Defendant's claims, based upon the alleged deficiency following the sale of the two vehicles, or for money had and received, were entirely foreign to the issues that had been litigated and which were under review on the appeal. The judgment of the Supreme Court was a proper and complete disposition of the issues that were presented by the record, it is clear and positive, and there is no reason to doubt that the court intended to confine further proceedings in the trial court to a determination of those issues. This limitation measures the authority of the superior court upon a retrial. Plaintiff's motion to strike out defendant's amended and supplemental answers should have been granted.

[4] Defendant urges the further point that a writ of mandate should not issue for the reason that plaintiff has a plain, speedy and adequate remedy by appeal from any adverse judgment that may be rendered upon the counterclaims. This objection is not well taken. While ordinarily the remedy by appeal is deemed plain, speedy and adequate, it will not always bar relief by mandate or prohibition. As said in Chaplin v. Superior Court, 81 Cal. App. 367, 379 [253 P. 954]: "The exception to the rule also is well established that although the order or the judgment to which exception is taken by the person upon whom it operates may be appealable and thus come within the general rule which forbids the issuance of a writ of prohibition, nevertheless, if in the circumstances of a given case it may be clearly discernible that such a remedy will not properly subserve the ends of justice by affording the relief to which the petitioner may be entitled, the fact that, ordinarily speaking, the remedy is 'plain, speedy and adequate' will present no obstacle to the issuance of the writ." (Hammons v.
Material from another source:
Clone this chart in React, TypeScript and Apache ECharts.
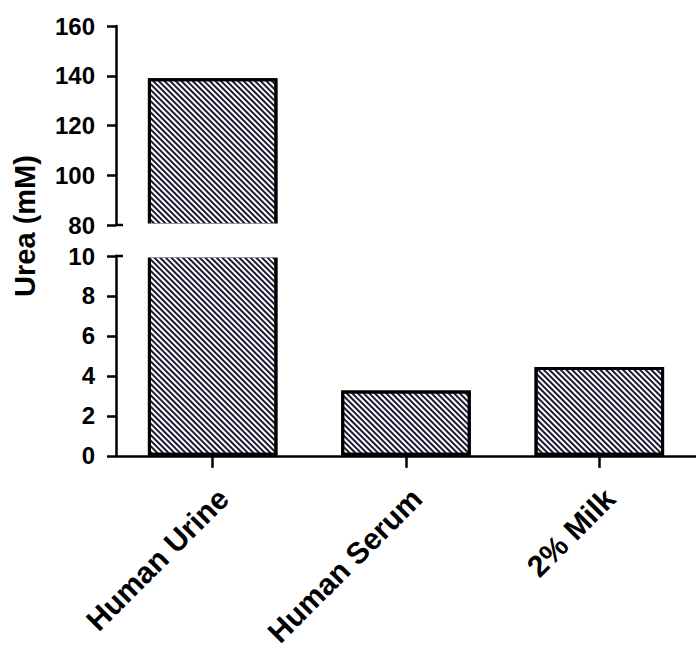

Superior Court, 63 Cal. App. 700, 707 [219 P. 1037]; Dept. of Public Works v. Superior Court, 197 Cal. 215, 223 [239 P. 1076]. See, also, Davis v. Superior [96 Cal. App. 2d 393] Court, 184 Cal. 691 [195 P. 390]; Kahn v. Smith, 23 Cal. 2d 12 [142 P.2d 13]; LaMar v. Superior Court, 87 Cal. App. 2d 126 [196 P.2d 98]; Glide v. Superior Court, 147 Cal. 21 [81 P. 225].)

Where relief from unauthorized proceedings is sought by prohibition or mandate and a right of appeal exists, the court has a broad discretion to determine from the facts of the particular case whether the remedy by appeal is plain, speedy and adequate. (Fletcher v. Superior Court, 79 Cal. App. 468, 480 [250 P. 195]; Golden State Glass Corp. v. Superior Court, 13 Cal. 2d 384, 389 [90 P.2d 75].) [5] We are satisfied that the remedy of appeal from any judgment in favor of defendant on its counterclaims would not properly subserve the ends of justice.

The situation, however, is anomalous. Should we decline to issue a writ of mandate, thus allowing the superior court to try the issues presented by defendant's amended answers, the result would be a valid adjudication of plaintiff's present claim and an invalid adjudication of those of defendant. If plaintiff should establish his claim, he would have obtained what he desires, namely, a judgment against defendant without any valid offset based upon defendant's counterclaims. Defendant would have accomplished nothing, even though it established the validity of its counterclaims, since a judgment in its favor would be one which the court had no power to render.

It will appear from this analysis of the situation that plaintiff might be better off if no writ were issued. Upon the other hand defendant, notwithstanding its objections to issuance of a writ, may derive advantage through proceeding by independent action instead of prosecuting its claims to a void judgment in the present action. Nevertheless, considerations of policy, as well as the legal principles we have discussed, make a strong appeal for the issuance of a writ of mandate.

If, in the present case, a trial should be had on the issues raised by defendant's amended answers, it would be necessary to try the same issues in another action before a valid judgment could be rendered thereon. While it is to the interests of the parties to avoid this unnecessary expense, it is also a matter of sound policy, in a proper case, to prevent waste of the trial court's time in the trial of two cases, where one would suffice. It would seem, therefore, that in any case where a judgment or order has been reversed with explicit and positive [96 Cal. App. 2d 394] directions to the trial court under which a party is given a clear right to the trial of limited issues or the entry of a particular judgment or order, and it appears that proceedings in the trial court are about to be taken which would be burdensome and futile, as well as unauthorized, one of the extraordinary writs should issue, although the action about to be taken would be reviewable on appeal.

It is ordered that a writ of mandate issue directing the superior court to strike out all amended and supplemental answers and amendments thereto of defendant insofar as they set up counterclaims to which reference has been made herein, and to conduct further proceedings in accordance with the views herein expressed.

Wood, J., and Vallee, J., concurred.